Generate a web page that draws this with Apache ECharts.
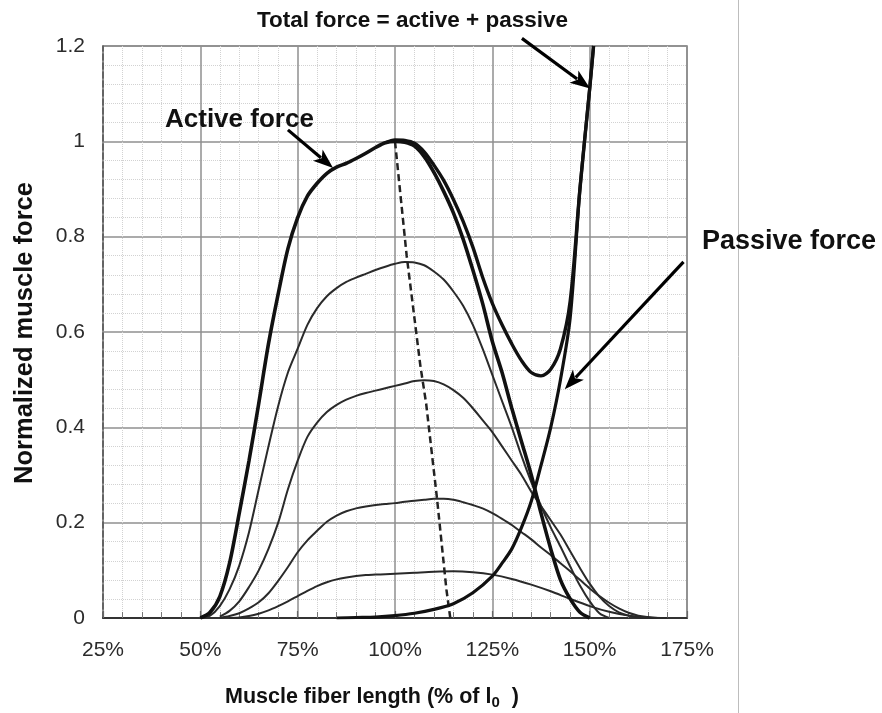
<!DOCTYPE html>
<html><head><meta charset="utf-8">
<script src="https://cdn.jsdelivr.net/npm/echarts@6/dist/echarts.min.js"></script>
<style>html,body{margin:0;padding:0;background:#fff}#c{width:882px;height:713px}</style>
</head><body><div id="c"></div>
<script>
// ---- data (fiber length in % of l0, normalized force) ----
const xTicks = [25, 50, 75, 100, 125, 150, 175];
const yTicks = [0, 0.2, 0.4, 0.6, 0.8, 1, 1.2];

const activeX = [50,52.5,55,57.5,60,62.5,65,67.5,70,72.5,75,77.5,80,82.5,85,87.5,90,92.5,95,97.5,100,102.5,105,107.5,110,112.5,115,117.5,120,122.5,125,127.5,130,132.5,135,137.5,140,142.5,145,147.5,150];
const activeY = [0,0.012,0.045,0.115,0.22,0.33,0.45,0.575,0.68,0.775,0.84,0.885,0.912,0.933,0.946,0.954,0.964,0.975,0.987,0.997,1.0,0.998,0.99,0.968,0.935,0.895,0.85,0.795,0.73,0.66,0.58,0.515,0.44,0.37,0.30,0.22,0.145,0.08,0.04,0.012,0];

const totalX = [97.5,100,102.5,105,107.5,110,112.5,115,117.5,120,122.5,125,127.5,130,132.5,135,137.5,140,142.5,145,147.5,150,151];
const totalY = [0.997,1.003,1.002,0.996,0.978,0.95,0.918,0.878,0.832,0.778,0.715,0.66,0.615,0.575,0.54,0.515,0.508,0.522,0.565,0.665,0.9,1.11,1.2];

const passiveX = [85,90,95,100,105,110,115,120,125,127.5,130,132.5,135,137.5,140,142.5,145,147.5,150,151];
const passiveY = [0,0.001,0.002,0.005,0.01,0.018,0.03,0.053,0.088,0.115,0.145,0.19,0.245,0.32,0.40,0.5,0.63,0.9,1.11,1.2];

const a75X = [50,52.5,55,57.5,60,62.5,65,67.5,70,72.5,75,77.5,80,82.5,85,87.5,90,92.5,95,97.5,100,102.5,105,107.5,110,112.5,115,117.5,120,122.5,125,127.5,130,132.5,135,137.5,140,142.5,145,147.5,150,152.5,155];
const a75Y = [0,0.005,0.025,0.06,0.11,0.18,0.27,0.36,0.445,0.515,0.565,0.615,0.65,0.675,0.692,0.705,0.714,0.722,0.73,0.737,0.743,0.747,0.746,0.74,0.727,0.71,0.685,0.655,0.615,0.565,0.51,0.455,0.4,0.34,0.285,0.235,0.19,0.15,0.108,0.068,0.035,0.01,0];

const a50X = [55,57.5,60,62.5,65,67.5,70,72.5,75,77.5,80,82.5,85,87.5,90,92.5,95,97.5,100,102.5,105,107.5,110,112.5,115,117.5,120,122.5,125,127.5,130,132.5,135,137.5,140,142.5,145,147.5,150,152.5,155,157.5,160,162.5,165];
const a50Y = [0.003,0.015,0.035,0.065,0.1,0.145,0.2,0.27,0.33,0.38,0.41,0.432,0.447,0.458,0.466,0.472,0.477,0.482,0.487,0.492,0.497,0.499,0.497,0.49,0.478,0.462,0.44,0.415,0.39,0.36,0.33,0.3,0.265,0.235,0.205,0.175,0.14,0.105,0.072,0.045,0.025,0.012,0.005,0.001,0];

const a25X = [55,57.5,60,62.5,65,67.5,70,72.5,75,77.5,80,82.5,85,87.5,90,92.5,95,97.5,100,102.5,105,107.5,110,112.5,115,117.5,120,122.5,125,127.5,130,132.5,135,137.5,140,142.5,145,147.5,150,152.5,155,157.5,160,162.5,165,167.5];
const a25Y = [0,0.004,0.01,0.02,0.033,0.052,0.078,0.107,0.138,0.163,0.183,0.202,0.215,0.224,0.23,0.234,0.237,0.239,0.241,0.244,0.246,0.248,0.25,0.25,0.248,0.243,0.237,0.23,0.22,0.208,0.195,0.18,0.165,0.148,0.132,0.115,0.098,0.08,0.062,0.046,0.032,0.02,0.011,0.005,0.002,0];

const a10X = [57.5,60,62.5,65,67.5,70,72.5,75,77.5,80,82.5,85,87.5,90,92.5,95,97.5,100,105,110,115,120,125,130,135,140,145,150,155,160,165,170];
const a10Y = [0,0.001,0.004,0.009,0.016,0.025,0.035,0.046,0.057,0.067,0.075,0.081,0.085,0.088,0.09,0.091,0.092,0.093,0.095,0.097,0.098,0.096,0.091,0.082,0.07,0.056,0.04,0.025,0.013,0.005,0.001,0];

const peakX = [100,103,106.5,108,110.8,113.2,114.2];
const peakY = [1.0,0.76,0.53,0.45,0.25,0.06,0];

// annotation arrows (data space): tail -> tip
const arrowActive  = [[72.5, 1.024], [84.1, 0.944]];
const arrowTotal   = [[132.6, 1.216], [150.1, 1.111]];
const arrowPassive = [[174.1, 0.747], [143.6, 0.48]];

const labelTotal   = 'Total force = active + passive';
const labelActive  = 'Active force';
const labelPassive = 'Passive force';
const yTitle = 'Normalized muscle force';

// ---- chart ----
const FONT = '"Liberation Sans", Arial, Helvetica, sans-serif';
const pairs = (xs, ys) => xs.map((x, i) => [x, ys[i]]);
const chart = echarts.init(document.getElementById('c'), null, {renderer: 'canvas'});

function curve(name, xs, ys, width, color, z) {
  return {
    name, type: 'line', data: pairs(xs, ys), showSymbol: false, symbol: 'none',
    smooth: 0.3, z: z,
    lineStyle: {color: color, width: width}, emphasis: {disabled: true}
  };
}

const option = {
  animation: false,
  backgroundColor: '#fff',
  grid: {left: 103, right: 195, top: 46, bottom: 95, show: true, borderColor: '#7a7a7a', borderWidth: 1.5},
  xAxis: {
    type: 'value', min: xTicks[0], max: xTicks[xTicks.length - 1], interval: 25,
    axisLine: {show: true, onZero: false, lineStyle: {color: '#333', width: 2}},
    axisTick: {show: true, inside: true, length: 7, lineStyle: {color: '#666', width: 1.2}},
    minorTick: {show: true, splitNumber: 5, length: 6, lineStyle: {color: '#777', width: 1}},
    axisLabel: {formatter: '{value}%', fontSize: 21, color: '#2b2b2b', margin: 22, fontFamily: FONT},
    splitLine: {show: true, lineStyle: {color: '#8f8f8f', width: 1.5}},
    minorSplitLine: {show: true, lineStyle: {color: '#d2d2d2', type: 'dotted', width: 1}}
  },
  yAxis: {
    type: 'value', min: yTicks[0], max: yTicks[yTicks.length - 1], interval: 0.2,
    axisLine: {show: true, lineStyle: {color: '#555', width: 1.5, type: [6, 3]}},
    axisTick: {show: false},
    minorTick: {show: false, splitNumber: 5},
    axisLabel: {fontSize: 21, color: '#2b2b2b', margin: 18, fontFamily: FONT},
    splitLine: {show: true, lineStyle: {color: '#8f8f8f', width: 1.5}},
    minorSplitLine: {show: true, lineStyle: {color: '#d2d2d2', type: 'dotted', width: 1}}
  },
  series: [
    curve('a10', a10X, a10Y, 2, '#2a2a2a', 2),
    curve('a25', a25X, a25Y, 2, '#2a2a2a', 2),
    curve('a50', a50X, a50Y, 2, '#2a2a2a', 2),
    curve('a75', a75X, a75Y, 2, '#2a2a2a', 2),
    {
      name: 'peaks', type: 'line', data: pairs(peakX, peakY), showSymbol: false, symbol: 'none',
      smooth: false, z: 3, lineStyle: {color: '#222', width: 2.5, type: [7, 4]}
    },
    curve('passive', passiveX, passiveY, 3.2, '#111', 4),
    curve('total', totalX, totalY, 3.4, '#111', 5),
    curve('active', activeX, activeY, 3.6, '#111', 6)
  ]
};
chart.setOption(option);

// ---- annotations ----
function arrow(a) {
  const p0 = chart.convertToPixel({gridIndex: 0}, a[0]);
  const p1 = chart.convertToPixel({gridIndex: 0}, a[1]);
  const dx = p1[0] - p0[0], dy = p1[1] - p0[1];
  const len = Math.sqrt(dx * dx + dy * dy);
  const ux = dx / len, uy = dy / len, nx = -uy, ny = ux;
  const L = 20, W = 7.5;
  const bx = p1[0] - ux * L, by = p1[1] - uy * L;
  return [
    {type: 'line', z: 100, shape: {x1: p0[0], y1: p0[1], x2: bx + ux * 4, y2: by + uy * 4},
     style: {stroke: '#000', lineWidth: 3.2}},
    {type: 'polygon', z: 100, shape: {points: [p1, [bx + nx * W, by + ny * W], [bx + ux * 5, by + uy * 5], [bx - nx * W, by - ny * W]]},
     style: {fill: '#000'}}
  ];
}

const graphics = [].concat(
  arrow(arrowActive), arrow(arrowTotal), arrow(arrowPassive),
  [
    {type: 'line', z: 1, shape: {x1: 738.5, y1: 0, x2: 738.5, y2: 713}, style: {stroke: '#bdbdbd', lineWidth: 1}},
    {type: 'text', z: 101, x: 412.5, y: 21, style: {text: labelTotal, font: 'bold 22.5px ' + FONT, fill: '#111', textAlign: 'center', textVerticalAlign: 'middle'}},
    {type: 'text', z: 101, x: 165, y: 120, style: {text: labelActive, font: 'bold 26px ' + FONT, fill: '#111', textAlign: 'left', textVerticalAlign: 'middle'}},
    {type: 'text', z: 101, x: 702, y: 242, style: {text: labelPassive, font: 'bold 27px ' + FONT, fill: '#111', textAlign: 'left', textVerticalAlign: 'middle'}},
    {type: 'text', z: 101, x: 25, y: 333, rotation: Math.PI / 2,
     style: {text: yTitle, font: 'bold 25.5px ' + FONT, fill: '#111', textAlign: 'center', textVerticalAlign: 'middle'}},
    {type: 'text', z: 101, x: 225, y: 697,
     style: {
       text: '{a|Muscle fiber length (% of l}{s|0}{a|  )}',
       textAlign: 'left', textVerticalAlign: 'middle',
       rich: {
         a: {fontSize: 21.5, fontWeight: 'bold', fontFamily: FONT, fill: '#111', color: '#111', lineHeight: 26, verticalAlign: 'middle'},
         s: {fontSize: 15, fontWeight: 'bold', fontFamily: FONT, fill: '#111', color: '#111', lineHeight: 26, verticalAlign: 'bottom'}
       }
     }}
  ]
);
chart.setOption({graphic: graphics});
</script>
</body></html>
##########
*AIM OF THE TASK*
Please reproduce the listing exactly from its opening line through the line that contains "const yTicks = [0, 0.2, 0.4, 0.6, 0.8, 1, 1.2];", both included, with all pictures omitted.

*ANSWER*
Generate a web page that draws this with Apache ECharts.
<!DOCTYPE html>
<html><head><meta charset="utf-8">
<script src="https://cdn.jsdelivr.net/npm/echarts@6/dist/echarts.min.js"></script>
<style>html,body{margin:0;padding:0;background:#fff}#c{width:882px;height:713px}</style>
</head><body><div id="c"></div>
<script>
// ---- data (fiber length in % of l0, normalized force) ----
const xTicks = [25, 50, 75, 100, 125, 150, 175];
const yTicks = [0, 0.2, 0.4, 0.6, 0.8, 1, 1.2];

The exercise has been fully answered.